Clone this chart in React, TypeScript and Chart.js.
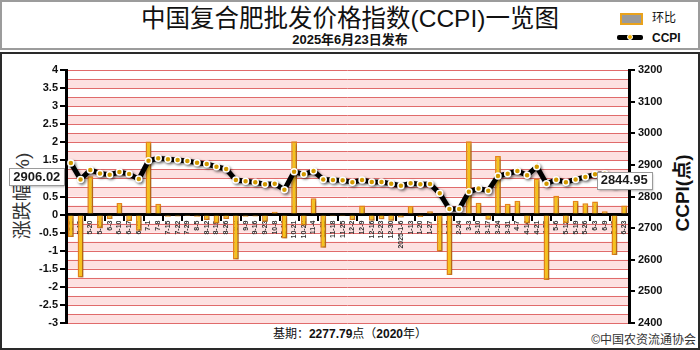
import React, { useEffect, useRef } from "react";
import { Chart, registerables } from "chart.js";

Chart.register(...registerables);

// Weekly release dates (2024-05-06 … 2025-06-23)
const weekLabels = [
  "5-6", "5-13", "5-20", "5-27", "6-3", "6-10", "6-17", "6-24",
  "7-1", "7-8", "7-15", "7-22", "7-29", "8-5", "8-12", "8-19", "8-26",
  "9-2", "9-9", "9-16", "9-23", "10-8", "10-14", "10-21", "10-28",
  "11-4", "11-11", "11-18", "11-25", "12-2", "12-9", "12-16", "12-23", "12-30",
  "2025-1-6", "1-13", "1-20", "1-27", "2-10", "2-17", "2-24",
  "3-3", "3-10", "3-17", "3-24", "3-31", "4-7", "4-14", "4-21", "4-28",
  "5-6", "5-12", "5-19", "5-26", "6-3", "6-9", "6-16", "6-23",
];

// Week-on-week change, %
const changePct = [
  -0.62, -1.74, 1.06, -0.38, -0.12, 0.32, -0.18, -0.45,
  2.02, 0.3, -0.06, -0.05, -0.04, -0.06, -0.15, -0.25, -0.12,
  -1.24, -0.06, -0.05, -0.2, 0.08, -0.66, 2.03, -0.3,
  0.45, -0.92, -0.04, -0.04, -0.15, 0.25, -0.17, -0.13, -0.17,
  -0.08, 0.24, -0.07, 0.09, -1.02, -1.67, 0.02,
  2.03, 0.33, -0.14, 1.62, 0.3, 0.38, -0.25, 1.0, -1.81,
  0.52, -0.24, 0.38, 0.31, 0.36, 0.09, -1.12, 0.25,
];

// CCPI index, points
const ccpiIndex = [
  2906.02, 2854, 2884, 2873, 2869, 2877.5, 2871, 2855,
  2913, 2921, 2918, 2915.5, 2912, 2907, 2903, 2894, 2887,
  2852, 2848, 2845, 2838.5, 2840.5, 2821.5, 2878.5, 2870,
  2880.6, 2854, 2852, 2851, 2845, 2852, 2846, 2846, 2840.5,
  2834, 2841.6, 2838.5, 2839.5, 2810, 2760.5, 2760.5,
  2815, 2825, 2818.5, 2865, 2872, 2880.6, 2867, 2894, 2840.5,
  2853, 2845, 2854, 2861.6, 2870, 2872, 2838, 2844.95,
];

// Axis ranges
const PCT_MIN = -3;
const PCT_MAX = 4;
const PCT_STEP = 0.5;
const IDX_MIN = 2400;
const IDX_MAX = 3200;
const IDX_STEP = 50;

const LATIN = '"Liberation Sans", Arial, "Noto Sans CJK SC", sans-serif';
const CJK = '"Liberation Sans", "Noto Sans CJK SC", sans-serif';

// Striped background with red rules every quarter percent
const bandPlugin = {
  id: "bands",
  beforeDraw(chart: any) {
    const { ctx, chartArea: a, scales } = chart;
    const y = scales.yPct;
    const step = PCT_STEP / 2;
    const n = Math.round((PCT_MAX - PCT_MIN) / step);
    ctx.save();
    for (let k = 0; k < n; k++) {
      if (k % 2 !== 0) continue;
      const v = PCT_MIN + k * step;
      const bot = y.getPixelForValue(v);
      const top = y.getPixelForValue(v + step);
      ctx.fillStyle = "#fde1e1";
      ctx.fillRect(a.left, top, a.right - a.left, bot - top);
    }
    ctx.strokeStyle = "#e06b6b";
    ctx.lineWidth = 1;
    for (let k = 0; k <= n; k++) {
      const py = Math.round(y.getPixelForValue(PCT_MIN + k * step)) + 0.5;
      ctx.beginPath();
      ctx.moveTo(a.left, py);
      ctx.lineTo(a.right, py);
      ctx.stroke();
    }
    ctx.restore();
  },
};

// Soft drop shadow under bars and the index line
const shadowPlugin = {
  id: "shadow",
  beforeDatasetDraw(chart: any) {
    const ctx = chart.ctx;
    ctx.save();
    ctx.shadowColor = "rgba(0,0,0,0.35)";
    ctx.shadowBlur = 3;
    ctx.shadowOffsetX = 1.5;
    ctx.shadowOffsetY = 1.5;
  },
  afterDatasetDraw(chart: any) {
    chart.ctx.restore();
  },
};

function drawValueBox(ctx: any, text: string, cx: number, cy: number) {
  ctx.save();
  ctx.font = `bold 13px ${LATIN}`;
  const w = ctx.measureText(text).width + 8;
  const h = 17;
  const x = Math.round(cx - w / 2) + 0.5;
  const y = Math.round(cy - h / 2) + 0.5;
  ctx.shadowColor = "rgba(0,0,0,0.3)";
  ctx.shadowBlur = 2;
  ctx.shadowOffsetX = 1;
  ctx.shadowOffsetY = 1;
  ctx.fillStyle = "#ffffff";
  ctx.fillRect(x, y, w, h);
  ctx.shadowColor = "transparent";
  ctx.strokeStyle = "#9a9a9a";
  ctx.lineWidth = 1;
  ctx.strokeRect(x, y, w, h);
  ctx.fillStyle = "#1a1a1a";
  ctx.textAlign = "center";
  ctx.textBaseline = "middle";
  ctx.fillText(text, cx, cy + 0.5);
  ctx.restore();
}

// Value call-outs for the first and latest index readings
const endLabelPlugin = {
  id: "endLabels",
  afterDraw(chart: any) {
    const meta = chart.getDatasetMeta(1);
    const pts = meta.data;
    const first = pts[0];
    const last = pts[pts.length - 1];
    const ctx = chart.ctx;
    drawValueBox(ctx, ccpiIndex[0].toFixed(2), first.x - 34, first.y + 14);
    drawValueBox(ctx, ccpiIndex[ccpiIndex.length - 1].toFixed(2), last.x, last.y - 2);
  },
};

const plainNumber = (v: any) => String(v);

function CcpiChart() {
  const ref = useRef<HTMLCanvasElement | null>(null);

  useEffect(() => {
    if (!ref.current) return;
    const chart = new Chart(ref.current, {
      type: "bar",
      data: {
        labels: weekLabels,
        datasets: [
          {
            type: "bar",
            label: "环比",
            data: changePct,
            yAxisID: "yPct",
            backgroundColor: "#f6c21c",
            borderColor: "#e8861a",
            borderWidth: 1.5,
            barPercentage: 0.6,
            categoryPercentage: 1,
            order: 1,
          },
          {
            type: "line",
            label: "CCPI",
            data: ccpiIndex,
            yAxisID: "yIdx",
            borderColor: "#000000",
            borderWidth: 5,
            tension: 0,
            pointRadius: 3,
            pointBorderWidth: 1.5,
            pointBorderColor: "#ffffff",
            pointBackgroundColor: "#f5b301",
            order: 0,
          },
        ],
      },
      options: {
        responsive: false,
        animation: false,
        events: [],
        layout: { padding: { left: 0, right: 0, top: 70, bottom: 27 } },
        plugins: {
          legend: { display: false },
          tooltip: { enabled: false },
        },
        scales: {
          x: {
            type: "category",
            position: { yPct: 0 } as any,
            offset: true,
            border: { display: true, color: "#000", width: 3 },
            grid: {
              offset: true,
              drawOnChartArea: false,
              tickLength: 5,
              lineWidth: 2,
              color: (c: any) => (c.index % 2 === 0 ? "#000" : "rgba(0,0,0,0)"),
            },
            ticks: {
              autoSkip: false,
              minRotation: 90,
              maxRotation: 90,
              padding: 1,
              color: "#333",
              font: { family: LATIN, size: 7, weight: "bold" },
            },
          },
          yPct: {
            type: "linear",
            position: "left",
            min: PCT_MIN,
            max: PCT_MAX,
            afterFit: (s: any) => {
              s.width = 66;
            },
            border: { display: true, color: "#000", width: 3 },
            grid: { drawOnChartArea: false, color: "#000", tickLength: 6, lineWidth: 2 },
            ticks: {
              stepSize: PCT_STEP,
              padding: 2,
              color: "#111",
              callback: plainNumber,
              font: { family: LATIN, size: 11, weight: "bold" },
            },
          },
          yIdx: {
            type: "linear",
            position: "right",
            min: IDX_MIN,
            max: IDX_MAX,
            afterFit: (s: any) => {
              s.width = 71;
            },
            border: { display: true, color: "#000", width: 3 },
            grid: { drawOnChartArea: false, color: "#000", tickLength: 6, lineWidth: 2 },
            ticks: {
              stepSize: IDX_STEP,
              padding: 3,
              color: "#111",
              callback: plainNumber,
              font: { family: LATIN, size: 11, weight: "bold" },
            },
          },
        },
      },
      plugins: [bandPlugin, shadowPlugin, endLabelPlugin],
    } as any);
    return () => chart.destroy();
  }, []);

  return (
    <canvas
      ref={ref}
      width={700}
      height={350}
      style={{ position: "absolute", left: 0, top: 0, width: 700, height: 350 }}
    />
  );
}

export default function App() {
  const abs: React.CSSProperties = { position: "absolute", whiteSpace: "nowrap", lineHeight: 1 };
  return (
    <div
      style={{
        position: "absolute",
        left: 0,
        top: 0,
        width: 700,
        height: 350,
        overflow: "hidden",
        background: "#ffffff",
        fontFamily: CJK,
        color: "#111",
      }}
    >
      {/* header frame */}
      <div
        style={{
          position: "absolute",
          left: 0,
          top: 0,
          width: 700,
          height: 50,
          boxSizing: "border-box",
          border: "2px solid #9c9c9c",
        }}
      />
      <div style={{ ...abs, left: 0, width: 700, top: 7, textAlign: "center", fontSize: 24.5 }}>
        中国复合肥批发价格指数(CCPI)一览图
      </div>
      <div
        style={{ ...abs, left: 0, width: 700, top: 33, textAlign: "center", fontSize: 13, fontWeight: "bold" }}
      >
        2025年6月23日发布
      </div>

      {/* legend */}
      <div
        style={{
          position: "absolute",
          left: 620,
          top: 13,
          width: 19,
          height: 8,
          background: "#9a9a9a",
          border: "2px solid #e9a21c",
        }}
      />
      <div style={{ ...abs, left: 652, top: 12, fontSize: 12 }}>环比</div>
      <div
        style={{
          position: "absolute",
          left: 617,
          top: 35,
          width: 26,
          height: 5,
          background: "#000",
          borderRadius: 2,
        }}
      />
      <div
        style={{
          position: "absolute",
          left: 627,
          top: 34,
          width: 4,
          height: 4,
          borderRadius: "50%",
          background: "#f5b301",
          border: "1px solid #fff",
        }}
      />
      <div style={{ ...abs, left: 652, top: 32, fontSize: 12, fontWeight: "bold", fontFamily: LATIN }}>
        CCPI
      </div>

      {/* chart frame */}
      <div
        style={{
          position: "absolute",
          left: 0,
          top: 52,
          width: 700,
          height: 298,
          boxSizing: "border-box",
          border: "2px solid #2a2a2a",
        }}
      />

      {/* axis titles */}
      <div
        style={{
          ...abs,
          left: 22,
          top: 196,
          fontSize: 19,
          color: "#333",
          transform: "translate(-50%, -50%) rotate(-90deg)",
        }}
      >
        涨跌幅(%)
      </div>
      <div
        style={{
          ...abs,
          left: 682,
          top: 193,
          fontSize: 19,
          fontWeight: "bold",
          transform: "translate(-50%, -50%) rotate(-90deg)",
        }}
      >
        CCPI(点)
      </div>

      {/* footer */}
      <div style={{ ...abs, left: 0, width: 700, top: 328, textAlign: "center", fontSize: 12 }}>
        基期：<b style={{ fontFamily: LATIN }}>2277.79</b>点（<b style={{ fontFamily: LATIN }}>2020</b>年）
      </div>
      <div style={{ ...abs, right: 4, top: 334, fontSize: 12, color: "#333" }}>©中国农资流通协会</div>

      <CcpiChart />
    </div>
  );
}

::::

TASK GOAL:
Please repeat exactly the data above from its first line to the line that contains "Chart.register(...registerables);", inclusive, and leave every picture out.

SOLVED PROBLEM:
Clone this chart in React, TypeScript and Chart.js.
import React, { useEffect, useRef } from "react";
import { Chart, registerables } from "chart.js";

Chart.register(...registerables);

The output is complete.